To launch the software on your webcam, do:
roslaunch tag_tracking ar_sys.launch
As a reminder, you will likely need to modify the directory to your calibration within the launch file and properly define your video source. It is also possible that you may need uvc_camera if it is not already built into your system. Do this with:
sudo apt-get install ros-indigo-uvc-camera
And rebuild your catkin and ROS workspaces.
Upon running the launch file, you should notice an output similar to the image below when you display an AruCo board to your webcam.
##SETUP OF ar_pose
ar_pose is similar in context to ar_sys.
ar_pose is not released to the ROS environment and will need to be built from source. Under normal circumstances, one would unzip this package into their catkin workspace and rebuild. Unfortunately, ar_pose has not been pushed to ROS Indigo and will not build within your catkin folder. This is clearly illustrated by the presence of manifest.xml file in place of a package.xml.
Because of this constraint, our assessment of ar_pose ends here. We will note the community's initiatives to push an updated version of ar_pose via xqms's efforts on Github found here.
##SETUP OF visp_auto_tracker
visp_auto_tracker is released to the ROS environment and may be acquired by doing:
sudo apt-get install ros-indigo-visp-auto-tracker
Be sure to rebuild your ROS and catkin workspace.
To run the package, do:
roslaunch tag_tracking visp.launch
visp_auto_tracker should work with any generic QR code that you can find on the internet. The size of the code is not too relevant, though its receptibility is proportional to the resolution of your webcam.
visp_auto_tracker very conveniently accepts a parameter 'marker_size', which is used to publish the 'object_position' topic. One could do:
To run the package, do:
rostopic echo /visp_auto_tracker/object_position
to see a live readout of the QR code's pose. Note that the XYZ position coordinates are given in units of meters, whereas roll/pitch/yaw (confusingly denoted also as XYZ) returns a value between -1 and 1 from angle -pi to pi.
##SETUP OF ar_track_alvar
Though the ROS wiki for ar_track_alvar does not illustrate the package as released to the ROS environment, one can still acquire it with the following:
sudo apt-get install ros-indigo-ar-track-alvar
Rebuild your catkin and ROS workspaces afterwards.

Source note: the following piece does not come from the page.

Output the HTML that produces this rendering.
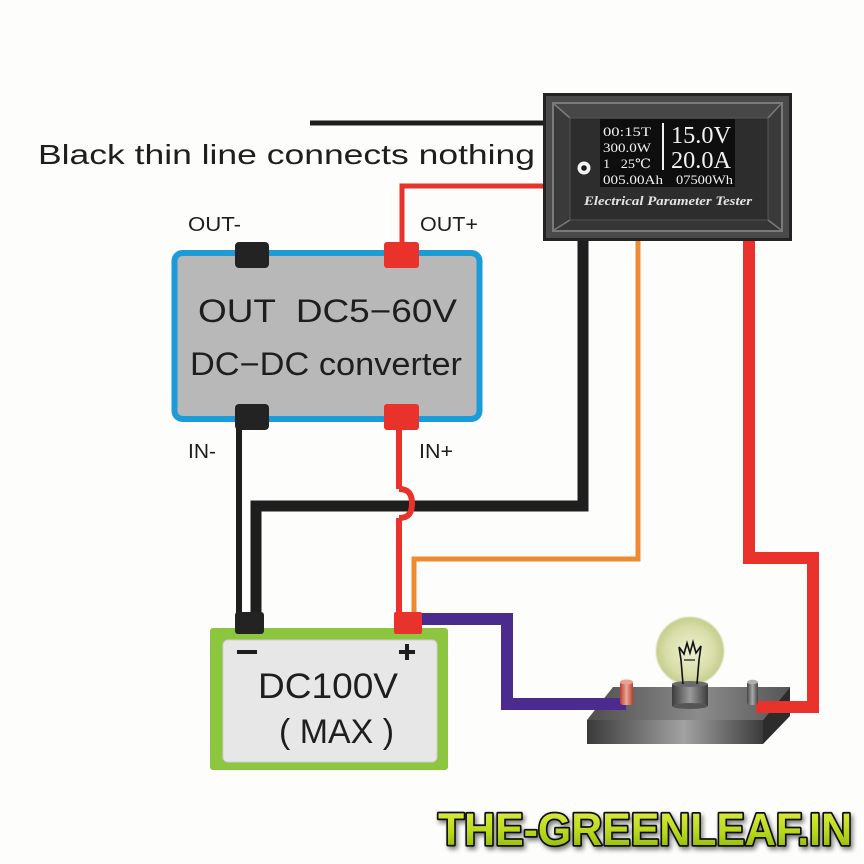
<!DOCTYPE html>
<html>
<head>
<meta charset="utf-8">
<style>
html,body{margin:0;padding:0;background:#fdfdfc;}
svg{display:block;}
</style>
</head>
<body>
<svg width="864" height="864" viewBox="0 0 864 864" xmlns="http://www.w3.org/2000/svg">
<defs>
  <linearGradient id="baseFront" x1="0" y1="0" x2="1" y2="0">
    <stop offset="0" stop-color="#3a3a3a"/>
    <stop offset="0.55" stop-color="#a2a2a2"/>
    <stop offset="1" stop-color="#3c3c3c"/>
  </linearGradient>
  <linearGradient id="baseTop" x1="0" y1="0" x2="1" y2="0">
    <stop offset="0" stop-color="#4e4e4e"/>
    <stop offset="0.55" stop-color="#8c8c8c"/>
    <stop offset="1" stop-color="#555"/>
  </linearGradient>
  <linearGradient id="sock" x1="0" y1="0" x2="1" y2="0">
    <stop offset="0" stop-color="#3c3c3c"/>
    <stop offset="0.5" stop-color="#9a9a9a"/>
    <stop offset="1" stop-color="#3c3c3c"/>
  </linearGradient>
  <linearGradient id="postR" x1="0" y1="0" x2="1" y2="0">
    <stop offset="0" stop-color="#c0392b"/>
    <stop offset="0.5" stop-color="#e9a898"/>
    <stop offset="1" stop-color="#c0392b"/>
  </linearGradient>
  <linearGradient id="postG" x1="0" y1="0" x2="1" y2="0">
    <stop offset="0" stop-color="#444"/>
    <stop offset="0.5" stop-color="#a8a8a8"/>
    <stop offset="1" stop-color="#444"/>
  </linearGradient>
  <radialGradient id="bulb" cx="0.5" cy="0.5" r="0.5">
    <stop offset="0" stop-color="#eef0d2"/>
    <stop offset="0.7" stop-color="#d8dea8"/>
    <stop offset="1" stop-color="#c4cc8c"/>
  </radialGradient>
  <linearGradient id="wm" x1="0" y1="0" x2="0" y2="1">
    <stop offset="0" stop-color="#e6f04a"/>
    <stop offset="0.55" stop-color="#b8d81c"/>
    <stop offset="1" stop-color="#86ae08"/>
  </linearGradient>
  <filter id="sh" x="-5%" y="-30%" width="110%" height="160%">
    <feGaussianBlur in="SourceAlpha" stdDeviation="2.5"/>
    <feOffset dx="2" dy="3" result="b"/>
    <feComponentTransfer><feFuncA type="linear" slope="0.5"/></feComponentTransfer>
    <feMerge><feMergeNode/><feMergeNode in="SourceGraphic"/></feMerge>
  </filter>
  <filter id="soft"><feGaussianBlur stdDeviation="0.8"/></filter>
</defs>

<rect x="0" y="0" width="864" height="864" fill="#fdfdfc"/>

<!-- caption -->
<text x="38" y="164" font-family="Liberation Sans, Arial, sans-serif" font-size="28" fill="#1e1e1e" textLength="497" lengthAdjust="spacingAndGlyphs">Black  thin  line connects  nothing</text>

<!-- thin black line -->
<line x1="310" y1="123" x2="545" y2="123" stroke="#1e1e1e" stroke-width="5"/>

<!-- lamp base (under wires) -->
<polygon points="613,687 790,687 763,720 587,720" fill="url(#baseTop)"/>
<polygon points="790,687 790,716 763,744 763,720" fill="#2c2c2c"/>
<rect x="587" y="720" width="176" height="24" fill="url(#baseFront)"/>

<!-- wires -->
<g fill="none" stroke-linejoin="miter" stroke-linecap="butt">
  <path d="M402,250 V186 H545" stroke="#e8322b" stroke-width="5"/>
  <path d="M239,428 V616" stroke="#1e1e1e" stroke-width="6"/>
  <path d="M638,238 V559 H414 V616" stroke="#f08a2e" stroke-width="5"/>
  <path d="M399,428 V489" stroke="#e8322b" stroke-width="6"/>
  <path d="M399,518 V616" stroke="#e8322b" stroke-width="6"/>
  <path d="M256,616 V506 H583 V238" stroke="#1e1e1e" stroke-width="11"/>
  <path d="M399,489 C410,489 412,496 412,503.5 C412,511 410,518 399,518" stroke="#e8322b" stroke-width="6"/>
  <path d="M420,619 H507 V704 H626" stroke="#4b2b8e" stroke-width="12"/>
  <path d="M749,238 V558 H813 V707 H756" stroke="#e8322b" stroke-width="12"/>
</g>

<!-- tester -->
<rect x="543" y="93" width="249" height="148" fill="#232323"/>
<rect x="546" y="96" width="243" height="142" fill="#4a4a4a"/>
<rect x="553" y="103" width="229" height="128" fill="#3a3a3a" stroke="#7a7a7a" stroke-width="2"/>
<polygon points="554,104 781,104 768,118 570,118" fill="#474747"/>
<polygon points="554,230 781,230 768,220 570,220" fill="#353535"/>
<line x1="554" y1="104" x2="570" y2="118" stroke="#7a7a7a" stroke-width="1.5"/>
<line x1="781" y1="104" x2="768" y2="118" stroke="#7a7a7a" stroke-width="1.5"/>
<line x1="554" y1="230" x2="570" y2="220" stroke="#7a7a7a" stroke-width="1.5"/>
<line x1="781" y1="230" x2="768" y2="220" stroke="#7a7a7a" stroke-width="1.5"/>
<rect x="570" y="118" width="198" height="102" fill="#2d2d2d" stroke="#555" stroke-width="1"/>
<rect x="600" y="119" width="135" height="68" fill="#0e0e0e"/>
<circle cx="584" cy="168" r="6.5" fill="#f4f4f4"/>
<circle cx="584" cy="168" r="2.8" fill="#1a1a1a"/>
<g font-family="Liberation Serif, DejaVu Serif, serif" fill="#f2f2f2">
  <text x="603" y="136" font-size="13" textLength="48" lengthAdjust="spacingAndGlyphs">00:15T</text>
  <text x="603" y="152" font-size="13" textLength="48" lengthAdjust="spacingAndGlyphs">300.0W</text>
  <text x="603" y="168" font-size="13" xml:space="preserve" textLength="48" lengthAdjust="spacingAndGlyphs">1   25℃</text>
  <text x="603" y="184" font-size="13" textLength="60" lengthAdjust="spacingAndGlyphs">005.00Ah</text>
  <text x="671" y="143" font-size="24" textLength="60" lengthAdjust="spacingAndGlyphs">15.0V</text>
  <text x="671" y="168" font-size="24" textLength="60" lengthAdjust="spacingAndGlyphs">20.0A</text>
  <text x="676" y="184" font-size="13" textLength="57" lengthAdjust="spacingAndGlyphs">07500Wh</text>
  <text x="584" y="205" font-size="12.5" font-style="italic" font-weight="bold" fill="#e4e4e4" textLength="168" lengthAdjust="spacingAndGlyphs">Electrical Parameter Tester</text>
</g>
<line x1="663" y1="123" x2="663" y2="170" stroke="#f2f2f2" stroke-width="2"/>

<!-- converter -->
<rect x="174.5" y="253" width="305" height="166" rx="8" fill="#b8b8b8" stroke="#1d9ad8" stroke-width="6"/>
<rect x="235" y="242" width="34" height="26" rx="4" fill="#232323"/>
<rect x="384" y="242" width="35" height="26" rx="3" fill="#e8322b"/>
<rect x="235" y="404" width="34" height="26" rx="4" fill="#232323"/>
<rect x="384" y="404" width="35" height="26" rx="3" fill="#e8322b"/>
<g font-family="Liberation Sans, Arial, sans-serif" fill="#1e1e1e">
  <text x="198" y="322" font-size="32" xml:space="preserve" textLength="259" lengthAdjust="spacingAndGlyphs">OUT  DC5−60V</text>
  <text x="190" y="375" font-size="32" textLength="272" lengthAdjust="spacingAndGlyphs">DC−DC converter</text>
  <text x="188" y="231" font-size="20" textLength="53" lengthAdjust="spacingAndGlyphs">OUT-</text>
  <text x="420" y="231" font-size="20" textLength="58" lengthAdjust="spacingAndGlyphs">OUT+</text>
  <text x="188" y="458" font-size="20" textLength="28" lengthAdjust="spacingAndGlyphs">IN-</text>
  <text x="419" y="458" font-size="20" textLength="34" lengthAdjust="spacingAndGlyphs">IN+</text>
</g>

<!-- battery -->
<rect x="210" y="628" width="238" height="142" rx="3" fill="#8cc63f"/>
<rect x="223" y="640" width="214" height="122" rx="5" fill="#e7e7e7" stroke="#cfcfcf" stroke-width="1"/>
<rect x="235" y="612" width="29" height="22" rx="3" fill="#232323"/>
<rect x="394" y="612" width="28" height="22" rx="2" fill="#e8322b"/>
<rect x="237" y="650" width="20" height="4" fill="#1e1e1e"/>
<rect x="399" y="650" width="16" height="4" fill="#1e1e1e"/>
<rect x="405" y="644" width="4" height="16" fill="#1e1e1e"/>
<g font-family="Liberation Sans, Arial, sans-serif" fill="#1e1e1e">
  <text x="258" y="698" font-size="35" textLength="140" lengthAdjust="spacingAndGlyphs">DC100V</text>
  <text x="279" y="743" font-size="34" xml:space="preserve" textLength="115" lengthAdjust="spacingAndGlyphs">( MAX )</text>
</g>

<!-- lamp posts -->
<rect x="620" y="681" width="13" height="24" rx="3" fill="url(#postR)"/>
<ellipse cx="626.5" cy="682" rx="6.5" ry="2.5" fill="#e8a090"/>
<rect x="747" y="681" width="11" height="24" rx="3" fill="url(#postG)"/>
<ellipse cx="752.5" cy="682" rx="5.5" ry="2.2" fill="#b0b0b0"/>

<!-- bulb -->
<circle cx="690" cy="651" r="34" fill="url(#bulb)" filter="url(#soft)"/>
<rect x="672" y="684" width="36" height="22" fill="url(#sock)"/>
<ellipse cx="690" cy="706" rx="18" ry="3" fill="#555"/>
<ellipse cx="690" cy="684" rx="18" ry="3" fill="#6a6a6a"/>
<path d="M683,684 L681,660 L679,647 L684,654 L687,643 L690,653 L693,642 L696,653 L701,646 L699,660 L697,684" fill="none" stroke="#111" stroke-width="1.6" stroke-linejoin="miter"/>
<path d="M684,660 L695,660" stroke="#111" stroke-width="1.2"/>

<!-- watermark -->
<text x="438" y="845" font-family="Liberation Sans, DejaVu Sans, sans-serif" font-weight="bold" font-size="45" fill="url(#wm)" stroke="#111" stroke-width="3.5" paint-order="stroke" stroke-linejoin="round" textLength="414" lengthAdjust="spacingAndGlyphs" filter="url(#sh)">THE-GREENLEAF.IN</text>
</svg>
</body>
</html>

ar_track_alvar relies the generation of Alvar tags, which is not identical to any of the aforementioned tags. You will need to produce your own. You can do this by printing a generic sample, or alternatively, generating your own:
rosrun ar_track_alvar createMarker
Run the launch file with:
roslaunch tag_tracking ar_track.launch
. Again, you will need to edit your camera parameters within the launch file to make this work for you.
Upon launching, it is likely that your rviz is not configured correctly. To do this, change your fixed frame to 'camera1' and verify that tf data is on display. If not, select 'add', followed by 'tf'. Afterwards, you should find that rviz will track and calculate the pose of your markers based on the parameters that you've passed into the launch file.
##RESULTS
Generally speaking, there is a golden ratio between camera resolution and the physical size of your tags. Higher resolution and larger tags will increase the tracking distance, but at an obvious cost of more sophisticated hardware and/or larger amounts of required real estate. In any case, we noted our tracking results given 5cmx5cm markers and a 640x480 webcam resolution.
###Quantifiable:
Noise estimation
ar_sys: +/-.1 pixel @ 30cm distance
visp_auto_tracker: +/- 2mm at 1 foot distance
ar_track_alvar: +/-.1 pixel @ 30cm distance
Tracking distance
ar_sys: 30cm to 120cm
visp_auto_tracker: 60cm to 300cm
ar_track_alvar: 30cm to 300cm
Sampling frequency
ar_sys: 30hz
visp_auto_tracker: 30hz
ar_track_alvar: 10hz
Ease of use
All prebuilt packages were relatively straightforward to use. There is ambiguity on functions of the launch files, but once that is straightened out, it's more or less plug and play.
Light sensitivity
Each tag tracker was tested in a well lit room and a dimly lit room. The results were similar in each condition with a difference noticed was a quicker decline in performance as the distance from the camera increased. In all cases, tracking ability completely fell off when lighting is equivalent to a few candles.
Marker orientation
All trackers maintain the total pose of the tag and return a transform. Overall, the trackers are sensitive to the transforms of the trackers and can reasonably predict a coordinate frame for each node.
Lost markers
Both ar_sys and ar_track_alvar possess the ability to resume tracking at their maximum distances. This differs drastically from visp_auto_tracker, which once a tag is lost, the user must reestablish the tracking node near the minimum distance.
Multiple tags
All trackers possess the ability to track multiple objects. Though we never attempted to seek a maximum limit, simultaneously tracking six objects in all scenarios did not affect sampling frequency or quality of data.
Three different ROS tag tracking packages were studied and modified for use. Depending on the application will dictate which package may best suit the reader. In particular, scenarios where high sampling frequency is of importance would favor ar_sys for its precise measurements and computational efficiency. As a mild cost, the user is confined to 1024 unique tags. If a larger selection is desired, visp_auto_tracker will satisfy this need at a cost of lower precision and restrictions when losing markers. ar_track_pose, as it is configured in this repository, works with rviz right out of the box and has high precision. As a consequence, a low sampling frequency restricts the applications that are suitable for it.